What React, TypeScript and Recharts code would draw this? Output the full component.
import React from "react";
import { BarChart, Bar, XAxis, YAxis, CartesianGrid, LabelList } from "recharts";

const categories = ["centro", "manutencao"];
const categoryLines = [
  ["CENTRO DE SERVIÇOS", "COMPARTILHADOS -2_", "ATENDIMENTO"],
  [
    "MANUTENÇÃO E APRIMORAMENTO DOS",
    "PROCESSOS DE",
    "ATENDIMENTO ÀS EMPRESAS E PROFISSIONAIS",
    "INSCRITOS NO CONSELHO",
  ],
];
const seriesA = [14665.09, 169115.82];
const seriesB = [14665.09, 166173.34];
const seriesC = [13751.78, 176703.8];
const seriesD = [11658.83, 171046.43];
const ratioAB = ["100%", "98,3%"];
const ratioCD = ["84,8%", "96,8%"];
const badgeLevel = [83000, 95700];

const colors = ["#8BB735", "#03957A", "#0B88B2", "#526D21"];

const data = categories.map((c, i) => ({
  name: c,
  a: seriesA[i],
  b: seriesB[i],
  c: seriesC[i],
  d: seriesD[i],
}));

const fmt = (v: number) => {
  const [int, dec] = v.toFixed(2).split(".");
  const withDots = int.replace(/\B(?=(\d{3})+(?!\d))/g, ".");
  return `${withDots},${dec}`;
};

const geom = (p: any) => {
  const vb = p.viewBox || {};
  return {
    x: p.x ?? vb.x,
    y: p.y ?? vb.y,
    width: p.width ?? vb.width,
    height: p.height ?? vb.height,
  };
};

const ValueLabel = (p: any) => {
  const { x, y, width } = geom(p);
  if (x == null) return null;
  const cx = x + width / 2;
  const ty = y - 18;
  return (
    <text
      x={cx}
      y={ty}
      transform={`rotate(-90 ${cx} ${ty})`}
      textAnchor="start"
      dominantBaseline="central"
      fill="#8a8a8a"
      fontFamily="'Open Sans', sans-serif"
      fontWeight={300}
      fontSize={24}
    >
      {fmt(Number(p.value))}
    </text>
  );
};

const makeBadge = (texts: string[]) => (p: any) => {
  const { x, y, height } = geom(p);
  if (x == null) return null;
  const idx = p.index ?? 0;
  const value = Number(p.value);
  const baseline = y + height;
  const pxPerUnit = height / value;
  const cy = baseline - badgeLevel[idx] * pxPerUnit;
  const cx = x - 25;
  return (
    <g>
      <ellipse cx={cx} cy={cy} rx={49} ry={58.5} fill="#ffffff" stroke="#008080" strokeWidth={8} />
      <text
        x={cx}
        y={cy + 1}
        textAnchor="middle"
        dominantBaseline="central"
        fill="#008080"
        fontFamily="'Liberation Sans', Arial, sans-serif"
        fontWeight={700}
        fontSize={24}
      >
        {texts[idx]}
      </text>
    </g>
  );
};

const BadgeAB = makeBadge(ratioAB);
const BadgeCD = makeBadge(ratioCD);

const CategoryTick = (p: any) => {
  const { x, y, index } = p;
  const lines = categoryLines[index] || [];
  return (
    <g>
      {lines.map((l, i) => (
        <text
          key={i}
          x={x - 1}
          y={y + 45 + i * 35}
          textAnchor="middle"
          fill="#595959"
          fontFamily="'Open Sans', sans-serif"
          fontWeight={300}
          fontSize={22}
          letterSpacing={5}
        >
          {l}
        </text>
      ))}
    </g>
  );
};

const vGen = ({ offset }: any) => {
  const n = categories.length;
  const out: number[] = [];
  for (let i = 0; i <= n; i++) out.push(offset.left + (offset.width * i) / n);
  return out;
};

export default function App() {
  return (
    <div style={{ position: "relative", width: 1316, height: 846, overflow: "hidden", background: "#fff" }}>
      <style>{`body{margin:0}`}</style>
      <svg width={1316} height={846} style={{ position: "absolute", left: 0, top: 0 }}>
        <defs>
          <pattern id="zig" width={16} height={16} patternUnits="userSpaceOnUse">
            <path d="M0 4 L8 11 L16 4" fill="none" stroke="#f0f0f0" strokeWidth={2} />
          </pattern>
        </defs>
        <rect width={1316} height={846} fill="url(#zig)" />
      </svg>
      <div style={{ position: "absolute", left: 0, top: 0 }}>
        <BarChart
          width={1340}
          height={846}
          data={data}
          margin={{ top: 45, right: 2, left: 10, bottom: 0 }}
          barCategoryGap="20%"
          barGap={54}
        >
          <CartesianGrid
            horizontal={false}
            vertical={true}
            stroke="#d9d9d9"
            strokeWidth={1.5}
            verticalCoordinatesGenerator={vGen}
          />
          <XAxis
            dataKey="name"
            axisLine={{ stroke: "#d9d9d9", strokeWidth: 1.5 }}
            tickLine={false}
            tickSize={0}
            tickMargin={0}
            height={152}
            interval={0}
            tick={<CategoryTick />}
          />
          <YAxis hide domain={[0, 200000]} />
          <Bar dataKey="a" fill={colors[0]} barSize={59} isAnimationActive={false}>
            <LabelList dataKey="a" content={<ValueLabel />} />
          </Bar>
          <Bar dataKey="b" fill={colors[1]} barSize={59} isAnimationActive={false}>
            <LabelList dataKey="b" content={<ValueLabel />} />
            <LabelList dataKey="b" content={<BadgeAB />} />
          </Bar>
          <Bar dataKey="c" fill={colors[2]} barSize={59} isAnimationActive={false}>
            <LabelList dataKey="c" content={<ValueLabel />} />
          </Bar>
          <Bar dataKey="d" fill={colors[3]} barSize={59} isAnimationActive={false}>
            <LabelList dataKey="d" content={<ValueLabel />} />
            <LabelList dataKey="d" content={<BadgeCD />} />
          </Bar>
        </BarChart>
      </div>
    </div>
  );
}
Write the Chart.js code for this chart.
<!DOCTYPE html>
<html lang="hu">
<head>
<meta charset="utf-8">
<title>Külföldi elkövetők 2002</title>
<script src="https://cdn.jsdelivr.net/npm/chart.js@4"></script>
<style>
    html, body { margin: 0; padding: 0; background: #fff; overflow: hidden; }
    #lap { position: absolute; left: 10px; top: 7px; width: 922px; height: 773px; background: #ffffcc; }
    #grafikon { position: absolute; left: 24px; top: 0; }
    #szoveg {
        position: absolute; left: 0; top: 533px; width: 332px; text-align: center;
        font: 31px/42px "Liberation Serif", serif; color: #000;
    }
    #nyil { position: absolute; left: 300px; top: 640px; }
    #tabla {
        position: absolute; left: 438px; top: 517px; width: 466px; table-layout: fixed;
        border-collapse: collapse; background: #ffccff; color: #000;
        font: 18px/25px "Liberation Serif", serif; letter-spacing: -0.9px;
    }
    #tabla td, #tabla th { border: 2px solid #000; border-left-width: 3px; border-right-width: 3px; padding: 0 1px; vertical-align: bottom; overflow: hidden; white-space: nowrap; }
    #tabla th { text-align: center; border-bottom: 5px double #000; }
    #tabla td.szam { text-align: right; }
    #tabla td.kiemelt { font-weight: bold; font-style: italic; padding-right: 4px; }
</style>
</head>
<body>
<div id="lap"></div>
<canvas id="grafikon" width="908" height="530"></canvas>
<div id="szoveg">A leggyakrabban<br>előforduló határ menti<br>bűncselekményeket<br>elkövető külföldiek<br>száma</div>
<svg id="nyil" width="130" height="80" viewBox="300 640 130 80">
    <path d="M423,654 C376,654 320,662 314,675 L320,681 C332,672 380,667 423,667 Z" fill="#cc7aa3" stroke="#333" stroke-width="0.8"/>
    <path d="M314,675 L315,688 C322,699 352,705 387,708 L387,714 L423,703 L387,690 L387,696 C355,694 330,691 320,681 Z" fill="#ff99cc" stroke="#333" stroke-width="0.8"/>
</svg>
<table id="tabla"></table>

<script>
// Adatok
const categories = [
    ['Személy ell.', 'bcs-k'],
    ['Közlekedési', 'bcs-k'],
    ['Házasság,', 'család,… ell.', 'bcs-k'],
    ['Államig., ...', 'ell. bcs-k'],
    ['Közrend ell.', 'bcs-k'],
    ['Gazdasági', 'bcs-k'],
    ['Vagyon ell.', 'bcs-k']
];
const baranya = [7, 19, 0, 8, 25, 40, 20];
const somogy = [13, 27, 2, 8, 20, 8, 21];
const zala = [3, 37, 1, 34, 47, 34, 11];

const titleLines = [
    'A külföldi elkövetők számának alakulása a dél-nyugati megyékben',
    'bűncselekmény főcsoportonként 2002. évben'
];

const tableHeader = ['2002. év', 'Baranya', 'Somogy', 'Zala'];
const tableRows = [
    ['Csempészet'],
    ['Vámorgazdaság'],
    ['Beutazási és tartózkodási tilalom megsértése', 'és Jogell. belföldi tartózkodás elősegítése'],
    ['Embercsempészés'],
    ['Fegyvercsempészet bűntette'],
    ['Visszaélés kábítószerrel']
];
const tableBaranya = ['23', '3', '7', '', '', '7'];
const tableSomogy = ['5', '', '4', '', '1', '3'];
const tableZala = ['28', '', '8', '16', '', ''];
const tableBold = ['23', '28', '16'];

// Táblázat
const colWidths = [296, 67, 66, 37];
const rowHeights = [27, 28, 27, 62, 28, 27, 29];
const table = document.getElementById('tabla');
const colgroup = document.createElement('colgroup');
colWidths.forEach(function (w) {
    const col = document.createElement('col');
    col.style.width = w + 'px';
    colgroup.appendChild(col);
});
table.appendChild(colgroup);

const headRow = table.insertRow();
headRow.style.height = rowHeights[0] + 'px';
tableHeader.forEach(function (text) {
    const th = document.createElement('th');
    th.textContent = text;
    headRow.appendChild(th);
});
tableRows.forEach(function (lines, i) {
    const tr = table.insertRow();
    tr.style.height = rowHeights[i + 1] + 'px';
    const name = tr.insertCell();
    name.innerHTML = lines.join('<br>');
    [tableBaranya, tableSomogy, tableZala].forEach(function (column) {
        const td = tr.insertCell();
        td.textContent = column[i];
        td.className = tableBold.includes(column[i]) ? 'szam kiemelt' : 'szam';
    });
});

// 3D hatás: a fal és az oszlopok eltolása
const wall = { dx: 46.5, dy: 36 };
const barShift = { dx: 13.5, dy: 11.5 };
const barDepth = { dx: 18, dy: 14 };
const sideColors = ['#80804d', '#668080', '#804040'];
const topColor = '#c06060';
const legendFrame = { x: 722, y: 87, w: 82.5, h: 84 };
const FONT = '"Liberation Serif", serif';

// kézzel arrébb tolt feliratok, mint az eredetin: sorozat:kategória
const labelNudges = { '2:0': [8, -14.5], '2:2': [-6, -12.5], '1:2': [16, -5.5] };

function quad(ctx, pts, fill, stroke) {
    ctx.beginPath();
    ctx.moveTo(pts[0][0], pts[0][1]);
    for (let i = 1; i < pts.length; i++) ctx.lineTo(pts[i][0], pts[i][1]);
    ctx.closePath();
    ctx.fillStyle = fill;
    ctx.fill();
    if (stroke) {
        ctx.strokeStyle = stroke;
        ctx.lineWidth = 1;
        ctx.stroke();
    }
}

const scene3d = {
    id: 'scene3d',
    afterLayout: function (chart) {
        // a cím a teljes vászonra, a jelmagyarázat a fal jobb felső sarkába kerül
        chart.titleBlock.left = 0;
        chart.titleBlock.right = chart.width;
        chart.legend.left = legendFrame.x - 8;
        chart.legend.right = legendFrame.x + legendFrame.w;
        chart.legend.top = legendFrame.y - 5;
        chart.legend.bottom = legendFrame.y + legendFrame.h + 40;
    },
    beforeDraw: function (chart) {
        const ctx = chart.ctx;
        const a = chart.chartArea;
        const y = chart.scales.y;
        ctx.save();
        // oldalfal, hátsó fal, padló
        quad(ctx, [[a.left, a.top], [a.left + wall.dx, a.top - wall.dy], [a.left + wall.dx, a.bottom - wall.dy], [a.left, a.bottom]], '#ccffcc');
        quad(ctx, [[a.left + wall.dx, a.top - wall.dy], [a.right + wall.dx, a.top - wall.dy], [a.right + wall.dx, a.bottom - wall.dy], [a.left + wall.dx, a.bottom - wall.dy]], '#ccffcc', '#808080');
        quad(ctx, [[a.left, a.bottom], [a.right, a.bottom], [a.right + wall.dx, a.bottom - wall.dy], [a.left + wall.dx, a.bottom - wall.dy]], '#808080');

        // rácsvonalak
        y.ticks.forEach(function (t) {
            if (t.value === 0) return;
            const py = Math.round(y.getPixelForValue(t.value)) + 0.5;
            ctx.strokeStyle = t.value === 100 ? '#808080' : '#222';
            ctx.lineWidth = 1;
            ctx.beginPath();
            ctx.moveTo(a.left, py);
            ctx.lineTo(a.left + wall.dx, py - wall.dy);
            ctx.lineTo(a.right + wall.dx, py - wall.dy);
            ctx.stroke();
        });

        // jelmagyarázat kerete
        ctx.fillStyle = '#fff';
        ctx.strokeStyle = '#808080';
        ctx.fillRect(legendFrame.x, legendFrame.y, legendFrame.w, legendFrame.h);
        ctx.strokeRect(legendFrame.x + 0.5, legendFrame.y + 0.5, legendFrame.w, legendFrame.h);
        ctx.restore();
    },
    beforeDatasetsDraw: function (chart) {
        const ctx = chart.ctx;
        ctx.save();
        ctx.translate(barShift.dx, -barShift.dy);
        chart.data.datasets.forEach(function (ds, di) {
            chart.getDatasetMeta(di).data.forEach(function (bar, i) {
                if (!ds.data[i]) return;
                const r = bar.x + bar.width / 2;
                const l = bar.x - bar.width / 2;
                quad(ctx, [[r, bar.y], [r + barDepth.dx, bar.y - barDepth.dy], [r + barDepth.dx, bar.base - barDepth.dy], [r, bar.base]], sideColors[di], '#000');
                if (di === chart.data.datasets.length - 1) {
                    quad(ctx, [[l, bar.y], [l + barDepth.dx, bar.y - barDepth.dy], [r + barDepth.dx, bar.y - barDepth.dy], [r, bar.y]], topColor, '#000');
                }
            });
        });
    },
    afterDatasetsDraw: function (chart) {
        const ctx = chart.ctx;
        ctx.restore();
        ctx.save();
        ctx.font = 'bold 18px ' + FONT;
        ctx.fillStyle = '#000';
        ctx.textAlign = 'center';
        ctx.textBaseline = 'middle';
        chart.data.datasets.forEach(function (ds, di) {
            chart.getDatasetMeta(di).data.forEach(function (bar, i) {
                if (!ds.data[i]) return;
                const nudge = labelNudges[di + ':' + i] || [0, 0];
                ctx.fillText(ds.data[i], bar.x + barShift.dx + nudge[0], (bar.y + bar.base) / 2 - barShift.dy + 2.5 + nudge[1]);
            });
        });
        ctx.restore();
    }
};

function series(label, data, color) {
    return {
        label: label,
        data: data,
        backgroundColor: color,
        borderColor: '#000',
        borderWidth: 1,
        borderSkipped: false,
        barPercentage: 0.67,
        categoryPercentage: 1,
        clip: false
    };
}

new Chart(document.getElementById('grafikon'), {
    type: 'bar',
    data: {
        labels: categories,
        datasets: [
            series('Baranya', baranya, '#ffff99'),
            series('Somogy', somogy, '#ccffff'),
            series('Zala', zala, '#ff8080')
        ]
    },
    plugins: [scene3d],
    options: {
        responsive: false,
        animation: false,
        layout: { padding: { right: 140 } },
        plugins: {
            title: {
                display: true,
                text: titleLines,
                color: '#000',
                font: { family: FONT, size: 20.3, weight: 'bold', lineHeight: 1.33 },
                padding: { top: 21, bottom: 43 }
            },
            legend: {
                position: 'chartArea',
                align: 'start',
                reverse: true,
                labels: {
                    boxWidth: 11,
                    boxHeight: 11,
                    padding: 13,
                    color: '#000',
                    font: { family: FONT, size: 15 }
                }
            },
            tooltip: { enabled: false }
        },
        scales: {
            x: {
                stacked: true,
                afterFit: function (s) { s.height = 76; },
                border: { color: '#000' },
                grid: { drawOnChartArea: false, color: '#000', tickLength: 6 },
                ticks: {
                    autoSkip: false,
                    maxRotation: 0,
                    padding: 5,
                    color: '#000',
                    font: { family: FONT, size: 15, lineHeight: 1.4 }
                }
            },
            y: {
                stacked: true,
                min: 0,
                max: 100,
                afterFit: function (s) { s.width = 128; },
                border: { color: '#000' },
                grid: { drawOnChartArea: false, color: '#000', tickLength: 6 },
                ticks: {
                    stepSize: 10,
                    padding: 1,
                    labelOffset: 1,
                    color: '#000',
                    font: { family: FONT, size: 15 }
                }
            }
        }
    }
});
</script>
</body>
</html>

■ GOAL OF THE EXERCISE: Gather every line containing the word "React" and copy it.

■ ANSWER TO THE EXERCISE:
What React, TypeScript and Recharts code would draw this? Output the full component.
import React from "react";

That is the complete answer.